E:\SQLDATA\DEFAULT\TEMPDB\SQL_TEMPDB_LOG01 (SQL_TEMPDB_LOGS01 LUN) only 1 logs file fully grown to 99% of the disk size is necessary

This particular setup for a one instance non-clustered SQL instance and definitely not necessary (using mount points) but separate LUNs at 64K block sizes is definitely required and I wouldn't have anything less than 4 as indicated above.

This mount point setup works absolutely perfect with clustering because the mount points (your separate LUNS) are all tied to the BASE drive. When you add this storage setup to available storage on the cluster everything logically makes sense and is easy to create dependencies.

Let me know if you have questions. Again keep TEMPDB data and LOGS always on separate drives.

Cheers,

JD

alex_goltz
Advisor

Re: SQL 2008 on VM Server 2008 setup for Data Disk/Log Disk/Temp Disk

This is good information from John DelNostro.

Scenarios, like you are showing here, should be shared on NimbleConnect so there is less of a disconnect between the DBAs and the storage Admins. Alot of environments and workloads are different.

One thing we did on our Nimbles, is we created a Performance Policy just for a TempDB volume.

8KB block size, Compress On, Cache Off       And then a 64KB NTFS cluster size during VM drive formatting.

In your opinion, would this be helpful for storage admins that need to "section off" TempDB for larger deployments?


Our TempDB volumes are not very big, so putting our TempDB logs on a 4KB block sized volume didn't seem necessary.

If I'm reading this correctly, you have taken it one step further to get the block size and I/O maximized.  If customers have large TempDB databases, I think your mount point setup would be very necessary.  Is this right?

john_delnostro
Occasional Advisor

Re: SQL 2008 on VM Server 2008 setup for Data Disk/Log Disk/Temp Disk

Alex -

Your performance policy for TEMPDB is good. 8K Storage Block size is recommended for the NIMBLE volume.  64KB block size is a Microsoft best practice for optimal SQL reads/writes at the NTFS file system level.
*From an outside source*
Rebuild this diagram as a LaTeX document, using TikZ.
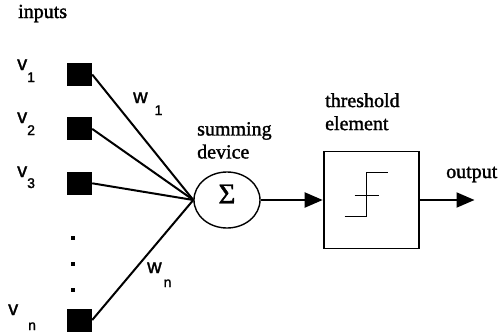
\documentclass[tikz,border=0pt]{standalone}
\usepackage{fontspec}
\setmainfont{Liberation Serif}[BoldFont=Liberation Serif, BoldFeatures={FakeBold=1.5}]
\setsansfont{Liberation Sans}[BoldFont=Liberation Sans, BoldFeatures={FakeBold=1.5}]
\usetikzlibrary{positioning,arrows.meta,shapes.geometric}
\tikzset{
  inp/.style   ={fill=black, inner sep=0pt, minimum width=25pt, minimum height=23pt},
  sumdev/.style={draw, ellipse, line width=1.4pt, inner sep=0pt,
                 minimum width=66pt, minimum height=56pt},
  thresh/.style={draw, line width=1.8pt, inner sep=0pt,
                 minimum width=95pt, minimum height=97pt},
  wire/.style  ={line width=2pt},
  fl/.style    ={-{Triangle[length=18pt,width=15pt]}, line width=2pt},
  lbl/.style   ={font=\bfseries\fontsize{20}{23}\selectfont, inner sep=0pt, align=left},
  var/.style   ={font=\sffamily\bfseries\fontsize{20}{20}\selectfont, inner sep=0pt},
  sig/.style   ={font=\bfseries\fontsize{29}{29}\selectfont, inner sep=0pt},
}
\newcommand{\lowidx}[3]{\hspace*{#1}\raisebox{-#2}{\fontsize{14}{14}\selectfont #3}}

\begin{document}
\begin{tikzpicture}[x=1pt, y=-1pt]
  \useasboundingbox (0,0) rectangle (499,333);

  \node[lbl, anchor=base west](inputs) at (18,18) {inputs};

  % input units
  \node[inp](v1) at (79.5,74.5) {};
  \node[inp, below=31pt of v1](v2) {};
  \node[inp, below=31pt of v2](v3) {};
  \node[inp](vn) at (79.5,320) {};
  \foreach \yy in {238,264,290}
    \fill (70.5,\yy-2) rectangle ++(4,4);

  \node[var, anchor=base west](v1lab) at (17,70)  {v\lowidx{0pt}{12pt}{1}};
  \node[var, anchor=base west](v2lab) at (17,123) {v\lowidx{0pt}{12pt}{2}};
  \node[var, anchor=base west](v3lab) at (17,177) {v\lowidx{0pt}{11pt}{3}};
  \node[var, anchor=base west](vnlab) at (8,315)  {v\lowidx{10pt}{15pt}{n}};

  % summing device
  \node[sumdev, label={[sig, yshift=6pt]center:Σ}](sum) at (227,200) {};
  \node[lbl, anchor=north west](sumlab) at (197,122) {summing\\device};

  \draw[wire](v1.east)--(sum.west);
  \draw[wire](v2.east)--(sum.west);
  \draw[wire](v3.east)--(sum.west);
  \draw[wire](vn.east)--(sum.west);
  \node[var, anchor=base west](w1lab) at (133,103) {w\lowidx{7pt}{12pt}{1}};
  \node[var, anchor=base west](wnlab) at (147,273) {w\lowidx{2pt}{14pt}{n}};

  % threshold element
  \node[thresh, right=62pt of sum](thr) {};
  \node[lbl, anchor=north west](thrlab) at (325,93) {threshold\\element};
  \draw[line width=1.6pt, shift={(thr.center)}]
    (-26.5,16.5) -- (-4.5,16.5) -- (-4.5,-27.5) -- (16.5,-27.5)
    (-16.5,-4.5) -- (7.5,-4.5);

  \coordinate[right=55pt of thr.east](out);
  \node[lbl, anchor=base west](outlab) at (446,178) {output};

  \draw[fl](sum.east)--(sum.east -| thr.west);
  \draw[fl](thr.east)--(out);
\end{tikzpicture}
\end{document}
My suggestion is to remove compression and enable caching instead... the way I look at it... no sense in having any overhead (on the Nimble processing) compressing the TEMPDB files... the data inside is temporary anyways. You should be using pre allocated files as they are contiguous and are only fragmented temporarily internal to the file... not on the file system. Tempdb is nothing more than work tables and temporary storage. Caching will allow the Nimble to shift "hot spots" of the contiguous TEMPDB files by pushing those "hot spots" of the files on and off the internal SSD's, which is why pre-allocated TEMPDB files work even better with Nimble... outside of doing it anyways as a best practice.
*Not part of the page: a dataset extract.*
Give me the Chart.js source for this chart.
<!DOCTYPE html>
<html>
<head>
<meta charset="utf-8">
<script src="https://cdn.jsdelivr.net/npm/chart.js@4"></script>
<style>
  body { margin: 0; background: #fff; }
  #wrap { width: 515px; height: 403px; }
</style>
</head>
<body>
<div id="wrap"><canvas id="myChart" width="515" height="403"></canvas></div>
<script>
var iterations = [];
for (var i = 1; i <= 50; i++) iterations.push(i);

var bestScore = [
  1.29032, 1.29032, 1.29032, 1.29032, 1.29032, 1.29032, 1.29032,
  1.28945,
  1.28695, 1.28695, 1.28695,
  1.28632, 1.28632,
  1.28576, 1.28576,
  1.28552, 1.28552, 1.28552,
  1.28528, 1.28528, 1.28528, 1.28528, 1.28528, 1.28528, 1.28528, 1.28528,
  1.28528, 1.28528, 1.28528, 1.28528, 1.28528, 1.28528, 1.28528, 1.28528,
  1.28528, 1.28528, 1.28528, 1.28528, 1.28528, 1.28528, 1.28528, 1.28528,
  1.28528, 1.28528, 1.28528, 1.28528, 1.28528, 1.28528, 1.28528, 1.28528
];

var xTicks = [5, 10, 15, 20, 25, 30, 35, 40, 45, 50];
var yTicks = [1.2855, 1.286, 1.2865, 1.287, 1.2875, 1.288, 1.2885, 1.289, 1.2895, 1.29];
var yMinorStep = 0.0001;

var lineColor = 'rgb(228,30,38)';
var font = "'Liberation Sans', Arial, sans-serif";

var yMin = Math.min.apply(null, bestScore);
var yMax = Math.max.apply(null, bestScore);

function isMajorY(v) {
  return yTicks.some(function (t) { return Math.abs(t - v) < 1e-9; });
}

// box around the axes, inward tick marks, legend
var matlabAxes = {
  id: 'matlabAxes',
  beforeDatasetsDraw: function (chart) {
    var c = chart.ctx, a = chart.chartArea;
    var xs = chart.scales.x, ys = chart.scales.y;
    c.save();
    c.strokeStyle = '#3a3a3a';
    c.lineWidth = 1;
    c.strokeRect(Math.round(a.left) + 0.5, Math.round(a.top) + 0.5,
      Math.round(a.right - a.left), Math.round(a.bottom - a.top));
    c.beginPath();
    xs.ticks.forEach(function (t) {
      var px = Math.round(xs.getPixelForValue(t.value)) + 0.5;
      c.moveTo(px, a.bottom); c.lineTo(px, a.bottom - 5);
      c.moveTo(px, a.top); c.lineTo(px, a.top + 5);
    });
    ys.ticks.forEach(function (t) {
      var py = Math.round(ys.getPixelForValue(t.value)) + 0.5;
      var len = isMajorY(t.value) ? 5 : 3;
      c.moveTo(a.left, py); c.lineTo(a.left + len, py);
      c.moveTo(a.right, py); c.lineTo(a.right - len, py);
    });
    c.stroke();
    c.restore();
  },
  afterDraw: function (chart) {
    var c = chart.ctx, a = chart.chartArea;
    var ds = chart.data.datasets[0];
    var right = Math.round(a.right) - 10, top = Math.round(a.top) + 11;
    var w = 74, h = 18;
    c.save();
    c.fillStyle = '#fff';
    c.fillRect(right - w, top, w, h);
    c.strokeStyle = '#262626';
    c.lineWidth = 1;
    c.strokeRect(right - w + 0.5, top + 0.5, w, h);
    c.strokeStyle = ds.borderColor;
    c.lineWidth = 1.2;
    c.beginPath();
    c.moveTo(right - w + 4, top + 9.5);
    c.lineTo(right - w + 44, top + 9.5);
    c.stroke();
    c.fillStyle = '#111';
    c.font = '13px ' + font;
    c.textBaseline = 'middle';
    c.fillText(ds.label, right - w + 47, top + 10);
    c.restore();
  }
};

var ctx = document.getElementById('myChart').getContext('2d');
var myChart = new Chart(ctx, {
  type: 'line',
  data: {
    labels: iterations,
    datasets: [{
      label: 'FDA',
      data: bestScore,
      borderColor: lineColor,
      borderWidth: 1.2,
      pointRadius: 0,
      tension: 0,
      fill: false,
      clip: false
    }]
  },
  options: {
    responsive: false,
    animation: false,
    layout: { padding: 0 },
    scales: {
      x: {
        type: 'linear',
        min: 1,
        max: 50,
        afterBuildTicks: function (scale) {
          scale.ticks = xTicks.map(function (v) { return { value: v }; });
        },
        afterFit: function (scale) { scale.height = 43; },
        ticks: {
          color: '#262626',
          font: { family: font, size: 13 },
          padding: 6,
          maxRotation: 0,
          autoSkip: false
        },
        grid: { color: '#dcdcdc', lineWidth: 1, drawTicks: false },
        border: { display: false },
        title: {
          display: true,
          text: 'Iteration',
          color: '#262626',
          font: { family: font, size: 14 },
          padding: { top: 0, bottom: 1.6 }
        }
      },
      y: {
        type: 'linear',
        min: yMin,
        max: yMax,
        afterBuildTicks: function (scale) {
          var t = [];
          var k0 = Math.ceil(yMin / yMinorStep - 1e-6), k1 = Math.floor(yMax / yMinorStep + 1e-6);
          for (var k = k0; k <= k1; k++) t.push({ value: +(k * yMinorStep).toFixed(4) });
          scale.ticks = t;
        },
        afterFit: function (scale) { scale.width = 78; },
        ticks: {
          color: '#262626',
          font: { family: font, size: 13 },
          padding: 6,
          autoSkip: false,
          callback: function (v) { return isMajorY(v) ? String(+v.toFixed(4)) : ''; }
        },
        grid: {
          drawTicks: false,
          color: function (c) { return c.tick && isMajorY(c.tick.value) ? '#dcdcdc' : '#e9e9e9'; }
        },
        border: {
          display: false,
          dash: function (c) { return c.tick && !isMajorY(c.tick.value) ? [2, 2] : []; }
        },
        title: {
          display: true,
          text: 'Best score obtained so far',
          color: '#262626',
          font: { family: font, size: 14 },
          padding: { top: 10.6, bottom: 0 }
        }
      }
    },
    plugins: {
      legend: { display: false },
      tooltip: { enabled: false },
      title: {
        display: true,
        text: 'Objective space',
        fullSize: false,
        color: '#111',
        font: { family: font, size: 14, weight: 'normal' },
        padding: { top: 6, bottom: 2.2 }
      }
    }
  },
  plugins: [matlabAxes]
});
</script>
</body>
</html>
So here is an example ... let's say you have two 25 GB LUNS for TEMPDB data and logs respectively. Your SQL server has 4 cores. The optimal layout is as follows...

Disclaimer :

This is a general rule of thumb and may need to be tweaked depending on your system i.e. OLTP, Reporting, or data warehousing etc and TEMPDB usage. I've never seen it be a negative impact in my experience to follow this rule of thumb but I do know everyone has different requirements.
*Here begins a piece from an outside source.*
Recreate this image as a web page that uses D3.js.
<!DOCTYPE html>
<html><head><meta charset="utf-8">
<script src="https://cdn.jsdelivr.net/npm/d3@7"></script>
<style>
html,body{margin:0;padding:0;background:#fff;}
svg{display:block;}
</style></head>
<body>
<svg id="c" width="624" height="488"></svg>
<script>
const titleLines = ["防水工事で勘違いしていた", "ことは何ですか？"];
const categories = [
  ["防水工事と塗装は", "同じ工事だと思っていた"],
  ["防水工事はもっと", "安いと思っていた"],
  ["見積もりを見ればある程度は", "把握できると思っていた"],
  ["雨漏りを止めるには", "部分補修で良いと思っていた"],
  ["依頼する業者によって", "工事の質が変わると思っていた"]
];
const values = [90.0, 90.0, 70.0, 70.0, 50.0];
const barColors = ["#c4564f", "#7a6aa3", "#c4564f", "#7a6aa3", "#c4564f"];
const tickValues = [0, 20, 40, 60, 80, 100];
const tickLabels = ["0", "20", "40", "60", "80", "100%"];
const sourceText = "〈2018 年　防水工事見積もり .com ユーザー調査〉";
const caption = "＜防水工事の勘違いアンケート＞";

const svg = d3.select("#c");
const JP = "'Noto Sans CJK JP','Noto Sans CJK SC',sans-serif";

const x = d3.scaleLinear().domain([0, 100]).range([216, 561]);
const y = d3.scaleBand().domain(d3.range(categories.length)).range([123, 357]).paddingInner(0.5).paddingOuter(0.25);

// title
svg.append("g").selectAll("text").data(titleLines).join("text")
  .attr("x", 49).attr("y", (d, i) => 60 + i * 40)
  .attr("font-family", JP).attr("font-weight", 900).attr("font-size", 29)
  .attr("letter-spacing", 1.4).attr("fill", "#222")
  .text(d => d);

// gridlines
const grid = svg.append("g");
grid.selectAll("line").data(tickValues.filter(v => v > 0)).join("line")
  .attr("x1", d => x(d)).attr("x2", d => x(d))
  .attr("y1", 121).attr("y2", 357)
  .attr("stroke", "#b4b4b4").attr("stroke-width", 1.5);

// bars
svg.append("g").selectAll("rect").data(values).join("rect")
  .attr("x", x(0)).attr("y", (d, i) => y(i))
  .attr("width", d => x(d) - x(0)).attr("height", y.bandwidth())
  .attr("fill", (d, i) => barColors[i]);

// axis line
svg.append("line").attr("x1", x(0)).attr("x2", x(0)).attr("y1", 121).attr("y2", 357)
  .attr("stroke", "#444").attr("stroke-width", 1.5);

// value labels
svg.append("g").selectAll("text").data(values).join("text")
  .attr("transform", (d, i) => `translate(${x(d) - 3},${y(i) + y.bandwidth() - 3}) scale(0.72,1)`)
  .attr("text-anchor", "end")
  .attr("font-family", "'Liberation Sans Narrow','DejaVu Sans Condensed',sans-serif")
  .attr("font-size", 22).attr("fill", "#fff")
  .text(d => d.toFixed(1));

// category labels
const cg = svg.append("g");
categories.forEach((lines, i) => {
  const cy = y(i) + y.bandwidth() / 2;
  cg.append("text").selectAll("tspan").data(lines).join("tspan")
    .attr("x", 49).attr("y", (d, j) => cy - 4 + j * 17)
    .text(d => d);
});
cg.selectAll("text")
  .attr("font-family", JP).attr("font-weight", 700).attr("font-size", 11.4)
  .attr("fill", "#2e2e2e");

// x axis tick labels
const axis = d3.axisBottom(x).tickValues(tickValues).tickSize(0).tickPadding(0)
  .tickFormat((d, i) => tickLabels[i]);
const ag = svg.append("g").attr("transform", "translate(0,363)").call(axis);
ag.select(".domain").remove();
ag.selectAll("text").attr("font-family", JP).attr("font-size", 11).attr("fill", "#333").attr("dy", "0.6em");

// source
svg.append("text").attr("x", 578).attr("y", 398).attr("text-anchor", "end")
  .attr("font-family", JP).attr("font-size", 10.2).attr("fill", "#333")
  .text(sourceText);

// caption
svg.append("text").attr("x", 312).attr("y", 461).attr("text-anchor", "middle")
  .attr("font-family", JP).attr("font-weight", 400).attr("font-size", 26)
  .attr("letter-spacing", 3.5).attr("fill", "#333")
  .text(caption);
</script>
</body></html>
TEMPDB_DATA01 LUN (you want them 99% full for contiguous files so.. .99 * 25 = 24.75. 24.75 * 1024 = 25344 then divide this by 4 because you have 4 CPU cores. Look online for TEMPDB sizing and file allocation there are a lot of resources explaining why this is best practices. Each TEMPDB data file will be 6336 and you will have 4 contiguous files on the drive) and you will have 1 contiguous LOG file for TEMPDB because you only need 1 LOG file. Autogrowth settings should be off but doing so you will have to be careful your application/db's do not need more space.

tempdb.mdf 6,336

tempdb2.ndf 6,336

tempdb3.ndf 6,336

tempdb4.ndf 6,336

TEMPDB_LOGS01 LUN

tempdb.ldf 25,344

hope this helps and makes sense... good question by the way.